Made-in-the-Shade - Chiapas Style

“It’s a story with several lumps of conflict and uncertainty stirred in”, reported Kristian Beadle this week, after visiting the coffee farms of the southern Mexican state of Chiapas. The story includes a lesson that sun-grown coffee farming is more risky than shade-grown and fails to provide more income to the farmer as previously thought. Chiapas coffee farmers have experienced the ups and downs of coffee farming and are now finally farming coffee the most advantageous way due to the cooperative approach.

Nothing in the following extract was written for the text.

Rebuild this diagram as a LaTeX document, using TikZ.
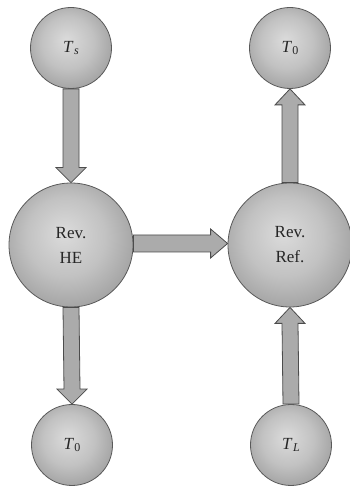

The co-op buys from 928 farmers and pays fair-trade prices. The co-op then sells the coffee locally, nationally and overseas, with the highest quality beans going to the farthest destinations. A few years ago, USAID came in and turned coffee farms to sun crops, without a shade canopy. Chemical fertilizers and pesticides were needed. Eventually rains washed away much of the soil because there were no tree roots to prevent erosion, and farmers went into debt to purchase the chemicals. Now the farmers are farming according to their cultural needs, which means they are diversifying. For example, they may divide their acreage into half corn and beans and half coffee. That way they feed their family with the corn and beans, or other crops, and coffee provides the cash. (USAID is now supporting the shade-grown option.) T





he forest around the coffee plants provides many advantages. It protects the soil, provides natural fertilizer, provides habitat for pest predators, provides fruit crops if fruit trees are included, provides firewood and medicinal plants, and stores carbon. Carbon storage is seen as a way to minimize climate change as it keeps the temperatures lower and cleans the air. With all of these benefits, chemicals are not needed and the farmers end up with basically organic crops. Beadle in his title calls such Chiapas farmers “accidental environmentalists” since their natural practices are environmentally friendly. As an added bonus, the farmers might eventually be compensated for the carbon storage. Though it sounds as if the farmers now have it “made in the shade” so to speak, there are still challenges in the form of politics, price and precipitation. Rain in season and in the right quantity is always one of any farmer’s main concerns. On the up side, Beadle says Chiapas coffees are some of the world’s tastiest. Brew on, environmentally friendly.